Both traditions describe him as a Danish Scylding, the nephew of Hroðgar and the grandson of Healfdene. The consensus view is that Anglo-Saxon and Scandinavian traditions describe the same people.[1] Whereas the Anglo-Saxon Beowulf and Widsith do not go further than treating his relationship with Hroðgar and their animosity with Froda and Ingeld, the Scandinavian sources expand on his life as the king at Lejre and on his relationship with Halga, Hroðgar's brother. In Beowulf and Widsith, it is never explained how Hroðgar and Hroðulf are uncle and nephew.


The poem Beowulf introduces Hroðulf as kinsman.[2] Later, the text explains that Hroðulf is Hroðgar's nephew and that "each was true to the other".[3] Hroðgar is given three siblings, brothers Heorogar and Halga and an unnamed sister, all the children of Healfdene and belonging to the royal clan known as the Scyldings.[4] The poem does not indicate which of Hroðgar's siblings is Hroðulf's parent, but later Scandinavian tradition establishes this as Halga.

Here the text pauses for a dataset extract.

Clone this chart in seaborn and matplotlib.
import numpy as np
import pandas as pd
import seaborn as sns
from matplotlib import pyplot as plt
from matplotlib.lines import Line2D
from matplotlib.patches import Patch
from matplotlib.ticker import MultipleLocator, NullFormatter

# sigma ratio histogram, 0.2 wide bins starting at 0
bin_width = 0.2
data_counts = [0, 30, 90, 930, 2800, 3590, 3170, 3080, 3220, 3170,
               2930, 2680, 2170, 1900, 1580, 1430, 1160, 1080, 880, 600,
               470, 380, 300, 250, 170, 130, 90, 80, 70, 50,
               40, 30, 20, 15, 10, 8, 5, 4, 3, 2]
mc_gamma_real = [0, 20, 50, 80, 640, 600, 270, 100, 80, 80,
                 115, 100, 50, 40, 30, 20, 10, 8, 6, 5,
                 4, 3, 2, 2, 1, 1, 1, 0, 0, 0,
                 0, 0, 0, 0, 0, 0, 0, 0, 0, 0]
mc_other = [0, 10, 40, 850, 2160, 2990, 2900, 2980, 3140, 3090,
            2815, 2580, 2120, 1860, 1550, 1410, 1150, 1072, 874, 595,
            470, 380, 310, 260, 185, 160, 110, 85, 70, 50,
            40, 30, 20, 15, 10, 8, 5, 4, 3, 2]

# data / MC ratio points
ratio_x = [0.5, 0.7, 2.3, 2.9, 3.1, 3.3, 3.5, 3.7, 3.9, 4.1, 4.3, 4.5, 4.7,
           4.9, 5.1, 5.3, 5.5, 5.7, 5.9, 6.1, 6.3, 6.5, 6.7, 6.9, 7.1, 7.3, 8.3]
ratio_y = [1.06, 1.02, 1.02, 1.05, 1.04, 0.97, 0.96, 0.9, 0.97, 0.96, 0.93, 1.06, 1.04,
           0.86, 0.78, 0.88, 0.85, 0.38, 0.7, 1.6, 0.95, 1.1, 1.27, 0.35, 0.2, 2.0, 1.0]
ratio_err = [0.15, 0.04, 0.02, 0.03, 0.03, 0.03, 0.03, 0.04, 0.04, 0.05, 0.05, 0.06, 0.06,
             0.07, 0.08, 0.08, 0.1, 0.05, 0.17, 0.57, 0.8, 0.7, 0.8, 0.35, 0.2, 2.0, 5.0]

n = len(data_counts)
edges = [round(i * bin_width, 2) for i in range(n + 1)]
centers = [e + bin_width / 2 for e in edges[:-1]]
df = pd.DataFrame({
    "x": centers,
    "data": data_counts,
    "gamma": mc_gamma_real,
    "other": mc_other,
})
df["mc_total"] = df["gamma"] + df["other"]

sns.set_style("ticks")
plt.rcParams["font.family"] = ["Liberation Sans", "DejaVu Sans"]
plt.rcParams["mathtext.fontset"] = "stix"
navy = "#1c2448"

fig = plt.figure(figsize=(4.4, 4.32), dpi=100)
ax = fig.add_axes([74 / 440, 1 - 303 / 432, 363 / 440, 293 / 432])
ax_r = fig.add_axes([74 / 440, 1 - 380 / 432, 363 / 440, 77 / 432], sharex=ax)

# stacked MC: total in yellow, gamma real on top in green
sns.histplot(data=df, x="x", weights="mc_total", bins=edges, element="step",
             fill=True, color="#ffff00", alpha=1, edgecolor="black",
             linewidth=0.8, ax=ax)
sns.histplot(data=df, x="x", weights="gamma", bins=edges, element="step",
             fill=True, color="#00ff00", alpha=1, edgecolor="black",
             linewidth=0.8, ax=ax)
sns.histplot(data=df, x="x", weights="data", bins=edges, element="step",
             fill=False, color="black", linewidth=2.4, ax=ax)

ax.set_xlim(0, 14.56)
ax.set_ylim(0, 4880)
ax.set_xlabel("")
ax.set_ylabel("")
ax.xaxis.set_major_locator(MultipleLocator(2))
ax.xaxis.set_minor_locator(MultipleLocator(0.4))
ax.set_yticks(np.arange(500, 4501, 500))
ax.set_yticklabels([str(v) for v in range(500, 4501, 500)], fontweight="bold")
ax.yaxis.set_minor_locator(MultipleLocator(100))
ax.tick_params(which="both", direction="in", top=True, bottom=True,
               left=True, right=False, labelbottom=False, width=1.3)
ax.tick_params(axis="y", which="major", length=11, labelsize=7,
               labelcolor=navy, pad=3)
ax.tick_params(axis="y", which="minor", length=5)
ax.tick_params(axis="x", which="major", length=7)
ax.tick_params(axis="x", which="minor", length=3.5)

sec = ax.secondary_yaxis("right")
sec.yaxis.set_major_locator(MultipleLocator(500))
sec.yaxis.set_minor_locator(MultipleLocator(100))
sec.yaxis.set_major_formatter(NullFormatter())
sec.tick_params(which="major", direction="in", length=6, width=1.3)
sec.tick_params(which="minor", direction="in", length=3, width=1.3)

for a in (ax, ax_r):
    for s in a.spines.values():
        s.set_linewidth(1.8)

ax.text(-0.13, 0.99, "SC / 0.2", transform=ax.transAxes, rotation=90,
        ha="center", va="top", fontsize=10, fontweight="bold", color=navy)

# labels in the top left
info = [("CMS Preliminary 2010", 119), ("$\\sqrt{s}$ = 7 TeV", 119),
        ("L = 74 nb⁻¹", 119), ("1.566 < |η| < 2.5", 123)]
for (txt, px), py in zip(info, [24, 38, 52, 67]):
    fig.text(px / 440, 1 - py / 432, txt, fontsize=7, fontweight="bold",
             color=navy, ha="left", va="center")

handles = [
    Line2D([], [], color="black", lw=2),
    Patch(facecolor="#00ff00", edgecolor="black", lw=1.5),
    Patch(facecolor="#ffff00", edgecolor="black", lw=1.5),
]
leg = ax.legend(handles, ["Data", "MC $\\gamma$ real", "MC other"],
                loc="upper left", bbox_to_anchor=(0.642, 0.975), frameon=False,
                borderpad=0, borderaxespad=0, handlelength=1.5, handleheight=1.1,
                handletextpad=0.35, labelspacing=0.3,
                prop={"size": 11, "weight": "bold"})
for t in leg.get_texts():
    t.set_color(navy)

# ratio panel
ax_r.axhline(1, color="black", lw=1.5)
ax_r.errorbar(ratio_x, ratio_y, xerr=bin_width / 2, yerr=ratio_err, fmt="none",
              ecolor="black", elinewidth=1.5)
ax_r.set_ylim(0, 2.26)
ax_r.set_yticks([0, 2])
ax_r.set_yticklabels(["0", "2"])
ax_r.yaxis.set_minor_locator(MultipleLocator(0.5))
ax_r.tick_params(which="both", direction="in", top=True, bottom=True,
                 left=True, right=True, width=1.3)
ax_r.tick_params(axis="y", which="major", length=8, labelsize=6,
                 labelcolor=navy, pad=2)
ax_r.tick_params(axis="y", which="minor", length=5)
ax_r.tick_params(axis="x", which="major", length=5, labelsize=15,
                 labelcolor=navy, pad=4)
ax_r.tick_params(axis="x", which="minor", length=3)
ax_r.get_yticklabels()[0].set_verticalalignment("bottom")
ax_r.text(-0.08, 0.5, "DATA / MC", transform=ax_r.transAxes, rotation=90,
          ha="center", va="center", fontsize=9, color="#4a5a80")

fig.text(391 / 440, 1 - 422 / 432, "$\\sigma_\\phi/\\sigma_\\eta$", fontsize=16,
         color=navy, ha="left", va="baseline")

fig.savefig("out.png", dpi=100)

Hroðgar and queen Wealhþeow had two young sons, Hreðric and Hroðmund, and Hroðulf would be their guardian in case Hroðgar dies. In a deliberately ironic passage[5] it appears that the queen trusts Hroðulf, not suspecting that he will murder her sons to claim the throne for himself:

--Ic minne can
glædne Hroðulf, þæt he þa geogoðe wile
arum healdan, gyf þu ær þonne he,
wine Scildinga, worold oflætest;
wene ic, þæt he mid gode gyldan wille
uncran eaferan, gif he þæt eal gemon,
hwæt wit to willan and to worð-myndum
umbor wesendum ær arna gefremedon.[6]
--For gracious I deem
my Hrothulf, willing to hold and rule
nobly our youths, if thou yield up first,
prince of Scyldings, thy part in the world.
I ween with good he will well requite
offspring of ours, when all he minds
that for him we did in his helpless days
of gift and grace to gain him honor![7]

No existence of any Hreðric or Hroðmund, sons of Hroðgar, has survived in Scandinavian sources (although Hreðric has been suggested to be the same person as Hroerekr/Roricus, a Danish king generally described as a son or successor of Ingjald.[8]) This Hroerekr is sometimes said to have been killed by Hrólfr, vindicating the foreshadowing in Beowulf.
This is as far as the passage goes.